I can guarantee that every Best Buy employee in the nation had to hear the inevitable, "where are your Heath Ledger movies?", a hundred times today. Coupled with the fact that his movies are located in a number of different categories, it makes a lot of sense to offer them on a single display.
It's much simpler to point them to this display than to play the twenty questions game.
"Which one are you looking for?"
"Uhhh... I can't remember the name of it. It was the one were he played that guy. You know. It had that other guy in it."
"Brokeback Mountain?"
"No. Dude! Do I look like I'd watch that?"
*sigh*
FWIW, the signage still sucks.
I was a manager at Strawberries (anyone remember them?) when Jerry Garcia died. The first message of the day on our phone system the next morning was to pull the end caps and load up the Grateful Dead crap with a hand made sign "RIP, Jerry."
I bet the Best Buy guy probably had to make a sign and put this stuff on that table you see when you first walk in because the end-caps have been "Rented" by major labels already (and, also, as pointed out several times above, retail customers need things spelled out for them with clearly marked displays).
I'm siding with the idea the endcap is about appreciating a talented actor who died young.
I think I'm going to find my copy of Knight's Tale and 10 Things I Hate About You and remember someone who had appreciable talent and is a tragic loss to the art of cinema.
Not that I'm watching his best performances, just my favorites.
@gobo718: That's kind of how I saw it. I was working at B&N when Reagan died and we put up an endcap of books about him--both positive and negative--because it was news, and people would be asking for them. Same thing here. The BB signage could have been more professional, though.

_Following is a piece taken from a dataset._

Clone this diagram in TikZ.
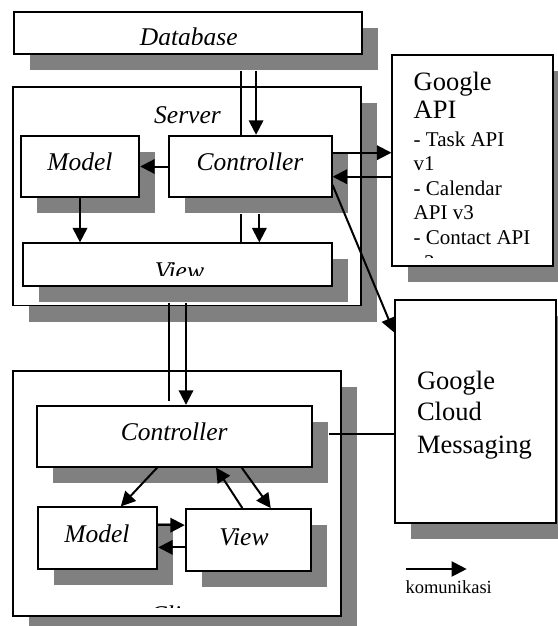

This was not a tribute, nor was it marketing. It was simplifying the life of the employees at BB and the customers that shop at that store.
Think about it.
There is always a peaked interest in a movie/music star after a good or bad event. Somebody wins a grammy and there is a sudden interest in prior works. Somebody wins an Oscar and everybody is trying to view the current movie as well as prior works. The same thing can be said when somebody dies.
The store was justing cutting through the clutter and saying here are the works of this particular actor that we have in store stock. It made the life of the employees easier and it allowed quicker access for the interested public.
Was it it really in poor taste? Maybe slightly. But I bet every movie information page, such as IMBD, suddenly had a quick link that showed up on a news page. And I know every mainstream news organization had a story about the actor. Of course those same news stories were conveniently filled with links to Amazon etc so you could buy a copy of the movie.